Tracfin a en effet envoyé un message à toutes les banques de l’Hexagone en leur demandant de surveiller les comptes bancaires détenus par des intérêts russes et de bloquer ceux qui pourraient être liés à la liste établie par l’Union européenne. Idem pour les agents immobiliers et les notaires afin qu’ils puissent non seulement recenser des biens immobiliers susceptibles d’être concernés, mais également bloquer des transactions. Pour autant, aucune saisie immobilière d’importance n’a, pour l’heure, été annoncée. La difficulté pour les services de Bercy est d’établir la véritable identité des propriétaires de nombre d’immeubles ou de maisons de luxe.
«Les actes de propriété ne donnent aucun nom»

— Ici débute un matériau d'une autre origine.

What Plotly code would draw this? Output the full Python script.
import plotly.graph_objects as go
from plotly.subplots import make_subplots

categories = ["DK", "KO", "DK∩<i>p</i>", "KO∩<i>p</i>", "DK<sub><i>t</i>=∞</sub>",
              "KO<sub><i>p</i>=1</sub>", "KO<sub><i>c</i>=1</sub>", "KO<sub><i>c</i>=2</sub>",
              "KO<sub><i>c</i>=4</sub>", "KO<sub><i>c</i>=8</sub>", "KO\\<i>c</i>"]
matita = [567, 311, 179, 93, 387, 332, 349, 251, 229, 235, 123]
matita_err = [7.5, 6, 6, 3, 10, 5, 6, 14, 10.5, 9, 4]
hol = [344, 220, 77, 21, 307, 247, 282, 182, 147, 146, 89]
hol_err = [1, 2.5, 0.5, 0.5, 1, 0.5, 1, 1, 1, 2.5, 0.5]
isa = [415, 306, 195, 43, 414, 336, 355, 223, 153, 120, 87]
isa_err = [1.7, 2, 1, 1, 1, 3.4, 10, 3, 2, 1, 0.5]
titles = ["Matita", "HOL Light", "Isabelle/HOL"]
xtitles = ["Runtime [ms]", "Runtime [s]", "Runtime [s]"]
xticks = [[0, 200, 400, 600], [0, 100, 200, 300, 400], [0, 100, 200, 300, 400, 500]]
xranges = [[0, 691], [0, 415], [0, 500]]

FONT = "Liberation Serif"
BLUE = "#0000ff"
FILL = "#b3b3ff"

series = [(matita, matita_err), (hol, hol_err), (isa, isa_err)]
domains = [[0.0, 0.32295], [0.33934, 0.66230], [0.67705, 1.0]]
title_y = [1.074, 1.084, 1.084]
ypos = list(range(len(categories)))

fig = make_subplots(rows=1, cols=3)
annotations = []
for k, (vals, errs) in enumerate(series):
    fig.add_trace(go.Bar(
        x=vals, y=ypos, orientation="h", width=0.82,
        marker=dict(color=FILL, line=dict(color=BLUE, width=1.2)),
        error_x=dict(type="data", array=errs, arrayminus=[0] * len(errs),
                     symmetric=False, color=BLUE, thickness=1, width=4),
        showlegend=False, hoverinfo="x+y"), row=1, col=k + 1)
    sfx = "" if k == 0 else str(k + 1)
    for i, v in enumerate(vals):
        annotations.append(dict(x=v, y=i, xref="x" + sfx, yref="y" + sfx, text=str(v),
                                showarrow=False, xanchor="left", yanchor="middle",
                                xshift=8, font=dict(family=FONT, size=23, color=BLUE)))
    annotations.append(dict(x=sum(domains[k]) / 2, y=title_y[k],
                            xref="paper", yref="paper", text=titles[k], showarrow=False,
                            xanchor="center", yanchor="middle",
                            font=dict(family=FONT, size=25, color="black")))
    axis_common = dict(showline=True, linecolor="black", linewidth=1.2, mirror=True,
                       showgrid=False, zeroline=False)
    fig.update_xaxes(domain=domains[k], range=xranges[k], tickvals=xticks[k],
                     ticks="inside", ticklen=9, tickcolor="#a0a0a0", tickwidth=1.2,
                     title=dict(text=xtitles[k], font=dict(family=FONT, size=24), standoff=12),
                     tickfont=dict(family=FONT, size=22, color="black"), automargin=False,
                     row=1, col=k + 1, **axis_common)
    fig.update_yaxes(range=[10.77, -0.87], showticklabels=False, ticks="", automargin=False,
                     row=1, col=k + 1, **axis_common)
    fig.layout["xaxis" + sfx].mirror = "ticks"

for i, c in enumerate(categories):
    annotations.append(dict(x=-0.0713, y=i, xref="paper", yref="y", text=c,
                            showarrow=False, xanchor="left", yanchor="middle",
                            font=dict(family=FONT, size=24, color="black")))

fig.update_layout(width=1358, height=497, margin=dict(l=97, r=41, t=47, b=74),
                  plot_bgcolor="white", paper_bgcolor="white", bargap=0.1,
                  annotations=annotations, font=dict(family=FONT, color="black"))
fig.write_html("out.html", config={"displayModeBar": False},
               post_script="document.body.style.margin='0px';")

Un agent immobilier des Alpes-Maritimes détaille cette complexité : «Que ce soit sur Cap-Ferrat, cap d’Antibes ou Cap-Martin, il semble que bon nombre de maisons soient détenues par des ressortissants russes mais les actes de propriété ne donnent aucun nom. Ce sont des sociétés civiles souvent monégasques qui apparaissent dans les transactions. Les acquisitions ne sont d’ailleurs pas enregistrées par des notaires puisque ce sont des parts de sociétés civiles qui sont négociées et non pas des biens immobiliers.» Bien souvent d’ailleurs, les sociétés propriétaires de ces luxueuses maisons du sud de la France acquittent la taxe additionnelle de 3 % ajoutée en surplus de l’import sur la fortune immobilière (IFI) quand le propriétaire effectif n’est pas connu.

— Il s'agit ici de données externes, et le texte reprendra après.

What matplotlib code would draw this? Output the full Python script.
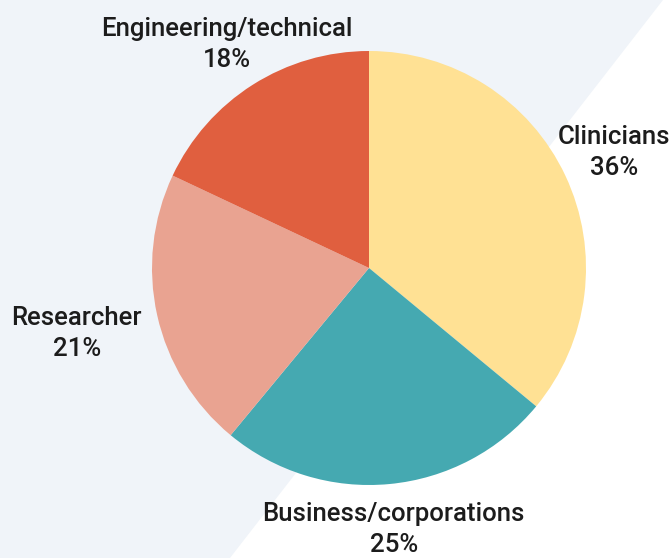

Même constat pour les jets privés dont il est difficile de connaître le véritable bénéficiaire. «30 % des compagnies d’aviation d’affaires établies en Europe ont des capitaux russes. Les avions sont immatriculés au Luxembourg à Vienne ou à Malte», confie un pilote français d’avion privé. En outre, il est relativement facile de faire décoller au pied levé un avion pour échapper à des mesures de blocus. Le ministère des Transport indique ainsi à Libération que le 27 février, jour de la fermeture de l’espace aérien, un avion privé immatriculé en Russie a décollé de Chambéry quelques heures avant l’entrée en vigueur de ces mesures d’interdiction de survol. Seuls dix avions sortis des chaînes de fabrication ou en cours de révision dans des ateliers de maintenance sont aujourd’hui bloqués en France et ne peuvent être récupérés par leur propriétaire, comme Libération l’a révélé.

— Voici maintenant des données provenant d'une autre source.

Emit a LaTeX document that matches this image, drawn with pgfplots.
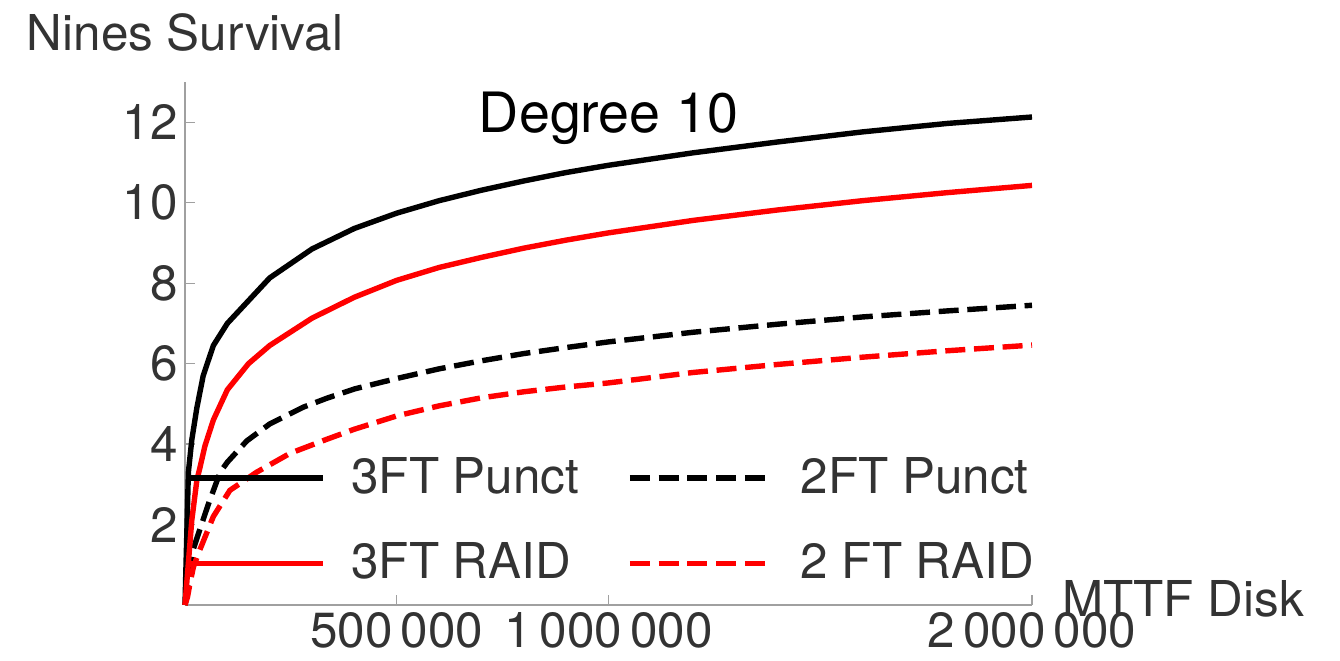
\documentclass[border=0pt]{standalone}
\usepackage{fontspec}
\setmainfont{TeX Gyre Heros}
\usepackage{pgfplots}
\pgfplotsset{compat=1.18}
\definecolor{txt}{HTML}{333333}
\definecolor{axgray}{HTML}{A0A0A0}
\begin{document}
\begin{tikzpicture}
\begin{axis}[
  scale only axis, width=423.5pt, height=261.5pt,
  xmin=0, xmax=2000000, ymin=0, ymax=13,
  axis lines=left,
  axis line style={-, draw=axgray, line width=0.6pt},
  tick style={draw=axgray, line width=0.6pt},
  tick align=inside, major tick length=5pt,
  xtick={500000,1000000,2000000},
  xticklabels={500\,000,1\,000\,000,2\,000\,000},
  scaled x ticks=false,
  ytick={2,4,6,8,10,12},
  /pgf/number format/assume math mode=true,
  tick label style={font=\fontsize{24.7}{29}\selectfont, text=txt},
  clip=false,
  every axis x label/.style={at={(rel axis cs:1,0)}, anchor=west, inner sep=0pt, xshift=15pt, yshift=3pt, font=\fontsize{24.7}{29}\selectfont, text=txt},
  every axis y label/.style={at={(rel axis cs:0,1)}, anchor=base, yshift=16pt, font=\fontsize{24.7}{29}\selectfont, text=txt},
  every axis title/.style={at={(rel axis cs:0.5,1)}, anchor=base, yshift=-25pt, font=\fontsize{27.8}{33}\selectfont, text=black},
  xlabel={MTTF Disk},
  ylabel={Nines Survival},
  title={Degree 10},
  legend columns=2,
  legend cell align=left,
  legend style={draw=none, fill=none, at={(rel axis cs:0,0.282)}, anchor=north west, inner sep=0pt, outer sep=0pt,
    nodes={inner sep=0pt, text=txt, font=\fontsize{24.7}{29}\selectfont},
    row sep=23.2pt,
    /tikz/column 1/.append style={column sep=13pt},
    /tikz/column 2/.append style={column sep=24pt},
    /tikz/column 3/.append style={column sep=16.5pt}},
  legend image code/.code={\draw[#1, line width=2.7pt] (0pt,-0.5pt) -- (67.5pt,-0.5pt);},
  every axis plot/.append style={line width=2.7pt, line join=round},
]
\addplot[black, solid] coordinates {
(0,0) (8000,3.3) (16000,4.1) (28000,4.9) (43000,5.7) (67000,6.45) (100000,7.0)
(200000,8.13) (300000,8.85) (400000,9.36) (500000,9.74) (600000,10.05) (700000,10.31)
(800000,10.54) (900000,10.75) (1000000,10.93) (1200000,11.24) (1400000,11.51)
(1600000,11.76) (1800000,11.97) (2000000,12.13)};
\addlegendentry{3FT Punct}
\addplot[black, dash pattern=on 10pt off 4.35pt] coordinates {
(0,0) (4000,0.2) (12000,0.8) (20000,1.4) (31000,1.75) (55000,2.5) (83000,3.3)
(100000,3.55) (146000,4.08) (200000,4.5) (280000,4.92) (335000,5.14) (400000,5.37)
(500000,5.63) (600000,5.87) (700000,6.07) (800000,6.25) (900000,6.4) (1000000,6.54)
(1200000,6.78) (1400000,6.98) (1600000,7.16) (1800000,7.31) (2000000,7.45)};
\addlegendentry{2FT Punct}
\addplot[red, solid] coordinates {
(0,0) (8000,1.05) (16000,2.1) (28000,3.1) (35000,3.4) (47000,3.95) (67000,4.6)
(100000,5.35) (150000,6.0) (200000,6.45) (300000,7.13) (400000,7.65) (500000,8.07)
(600000,8.39) (700000,8.64) (800000,8.87) (900000,9.07) (1000000,9.25)
(1200000,9.56) (1400000,9.82) (1600000,10.05) (1800000,10.25) (2000000,10.43)};
\addlegendentry{3FT RAID}
\addplot[red, dash pattern=on 10pt off 4.35pt] coordinates {
(0,0) (6000,0.2) (12000,0.55) (20000,0.95) (35000,1.37) (67000,2.2) (106000,2.85)
(169000,3.3) (248000,3.77) (335000,4.12) (400000,4.37) (500000,4.7) (600000,4.95)
(700000,5.15) (800000,5.3) (900000,5.42) (1000000,5.52) (1200000,5.78)
(1400000,5.98) (1600000,6.16) (1800000,6.32) (2000000,6.46)};
\addlegendentry{2 FT RAID}
\path (rel axis cs:-0.21842,-0.10516) rectangle (rel axis cs:1.36364,1.15679);
\end{axis}
\end{tikzpicture}
\end{document}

Eviter d’opportuns transferts de patrimoine
Les services français ne sont pas pour autant démunis pour pister les intérêts russes en France. Le fisc fait tourner en ce moment et à plein régime son logiciel Ficoba qui permet de connaître le détenteur d’un compte bancaire afin de pouvoir éventuellement le geler. Les entourages des personnes physiques blacklistées par l’UE sont également dans le collimateur du fisc français de manière à éviter d’opportuns transferts de patrimoine vers des épouses ou des enfants qui seraient autant d’échappatoires aux sanctions.
Quelques résultats ont d’ailleurs été obtenus avec la saisie et le gel de cinq bateaux appartenant à des intérêts russes. A La Ciotat (Bouches-du-Rhône) l’Amore Vero un yacht de 86 mètres détenu par Igor Setchine, le numéro 1 de la société pétrolière Rosneft, a été saisi ainsi que quatre cargos dans les ports de Saint-Malo et Lorient. «Désormais les propriétaires de ces bateaux ne peuvent plus en disposer ni les exploiter», précise Ronan Boillot directeur national des garde-côtes aux douanes. Pour identifier les propriétaires de ces navires, les services de Bercy bénéficient de l’entraide administrative qui permet de demander des renseignements aux services de contrôle de l’ensemble des Etats de l’UE. La période n’est cependant pas la plus propice pour procéder à ces saisies puisque entre novembre et mars, les yachts ne naviguent pas du côté des côtes françaises, mais plus au sud de la Méditerranée. Quelques-uns sont toutefois en phase d’entretien dans les chantiers navals, et notamment l’Amore Vero, saisi jeudi à La Ciotat.
Rendre légal ces confiscations
La saisie des avoirs russes, outre la difficulté d’identification du véritable propriétaire pose un autre problème juridique. Dans le droit français, la confiscation d’un bien doit être ordonnée par un tribunal. C’est ce qui s’est produit pour de luxueux appartements détenus en France par des chefs d’Etat africains ou d’ex-dignitaires syriens ou leur famille dans les affaires de biens mal acquis. Or, dans l’immédiat, l’Etat veut saisir ces actifs sans attendre plusieurs mois un jugement. Les services du ministère de la Justice bossent donc d’arrache-pied pour rendre légal ces confiscations sans qu’un tribunal se soit prononcé. L’une des pistes de travail serait le renversement de la charge de la preuve. En clair, ce serait à l’oligarque dont un bien est saisi de prouver qu’il ne lui appartient pas. Cet élément a toute son importance car selon les informations obtenues par Libération, des cabinets d’avocats ont commencé à prendre contact avec le ministère de l’Economie pour contester juridiquement les saisies de bateaux.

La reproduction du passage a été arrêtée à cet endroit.